A practical way to apply this: use a two-layer rule—try cash-flow rebalancing first, and only sell if drift remains outside your threshold (or at your calendar checkpoint).
Step-by-step worked example: drift and two ways to rebalance
Assume a simple two-ETF portfolio:
- Stock ETF target: 70%
- Bond ETF target: 30%
Step 1: Start at target
| Asset | Target % | Starting value |
|---|---|---|
| Stock ETF | 70% | $70,000 |
| Bond ETF | 30% | $30,000 |
| Total | 100% | $100,000 |
Step 2: Market moves create drift
Suppose stocks rise by 20% and bonds fall by 5% over the next period.
- Stocks: $70,000 × 1.20 = $84,000
- Bonds: $30,000 × 0.95 = $28,500
- Total: $84,000 + $28,500 = $112,500
| Asset | New value | New weight | Drift vs target |
|---|---|---|---|
| Stock ETF | $84,000 | $84,000 / $112,500 = 74.67% | +4.67 percentage points |
| Bond ETF | $28,500 | $28,500 / $112,500 = 25.33% | -4.67 percentage points |
| Total | $112,500 | 100% |
Interpretation: the portfolio is now more stock-heavy than intended, meaning higher risk than the original 70/30 plan.
Step 3A: Rebalance using contributions (cash-flow rebalancing)
Assume you plan to contribute $10,000 now and want to use it to reduce drift without selling anything.
After contribution, total would be $112,500 + $10,000 = $122,500.
To be exactly at 70/30 on the new total:
- Target stocks = 70% × $122,500 = $85,750
- Target bonds = 30% × $122,500 = $36,750
Compare current holdings to targets (before investing the new $10,000):
- Stocks currently $84,000, target $85,750 → stocks are $1,750 under target.
- Bonds currently $28,500, target $36,750 → bonds are $8,250 under target.
So you can allocate the $10,000 contribution like this:
- Buy $1,750 of the Stock ETF
- Buy $8,250 of the Bond ETF
New holdings after contribution:
- Stocks: $84,000 + $1,750 = $85,750
- Bonds: $28,500 + $8,250 = $36,750
- Total: $122,500
This restores the 70/30 allocation with no sales, which is often the most tax-aware approach in a taxable account.
Step 3B: Rebalance by selling (trade-based rebalancing)
Now assume you have no new contribution and you want to rebalance immediately using trades.

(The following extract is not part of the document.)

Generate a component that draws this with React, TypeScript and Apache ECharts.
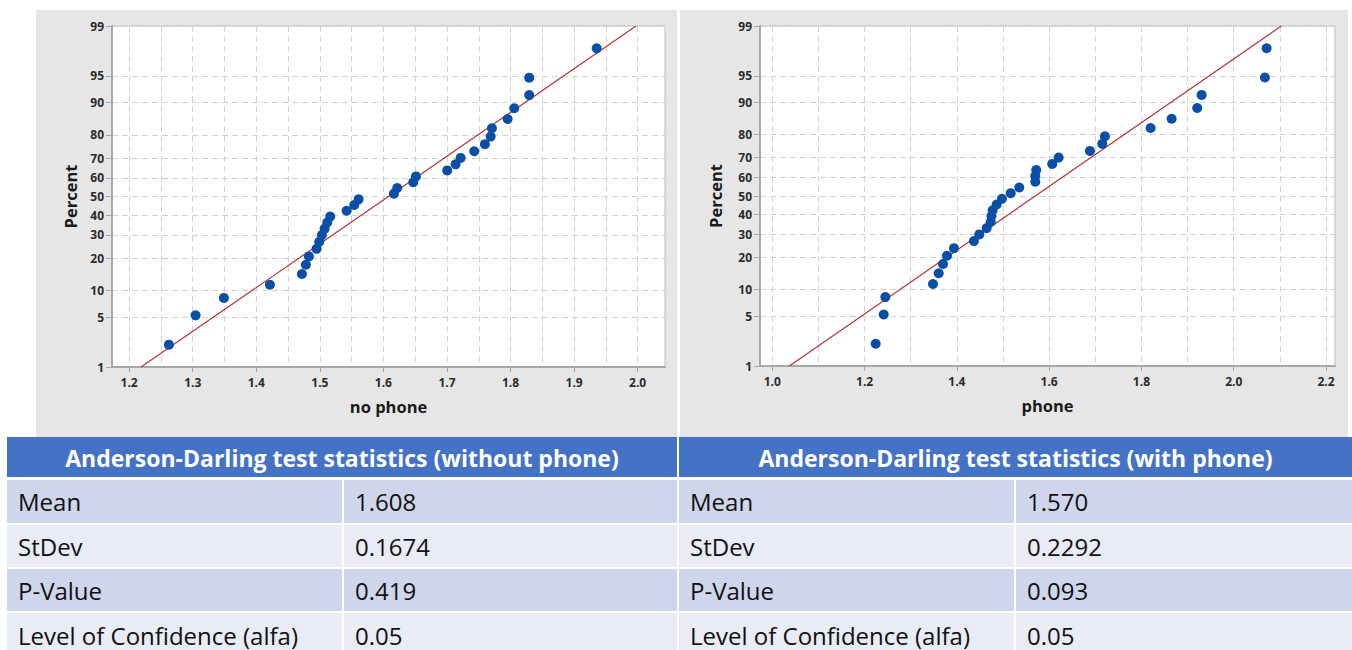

Total is $112,500. To be at 70/30:
- Target stocks = 70% × $112,500 = $78,750
- Target bonds = 30% × $112,500 = $33,750
Compare current holdings to targets:
- Stocks currently $84,000, target $78,750 → stocks are $5,250 over target.
- Bonds currently $28,500, target $33,750 → bonds are $5,250 under target.
Rebalancing trades:
- Sell $5,250 of the Stock ETF
- Buy $5,250 of the Bond ETF
After trades:
- Stocks: $84,000 − $5,250 = $78,750
- Bonds: $28,500 + $5,250 = $33,750
- Total: $112,500
Tax-aware note on the selling method
If this sale happens in a taxable account and the Stock ETF shares sold have appreciated, you may realize capital gains. Conceptually, a tax-aware investor often tries to:
- Use contributions first (as in Step 3A).
- Use threshold or calendar rules to avoid unnecessary small taxable sales.
- If selling is required, consider selling lots with smaller gains (where your brokerage supports specific-lot identification), while still meeting the risk-control goal.
Putting it into a simple personal rule set
Here is a practical framework you can implement without over-optimizing:
- Primary method: cash-flow rebalancing whenever you contribute (direct new money to what’s underweight).
- Backstop method: check allocations on a calendar (e.g., once per year).
- Trigger method: if any major asset class is outside your band (e.g., ±5 percentage points), rebalance back toward target.
- Tax-aware preference: in taxable accounts, try to avoid selling unless drift is meaningful or risk has clearly moved away from your plan.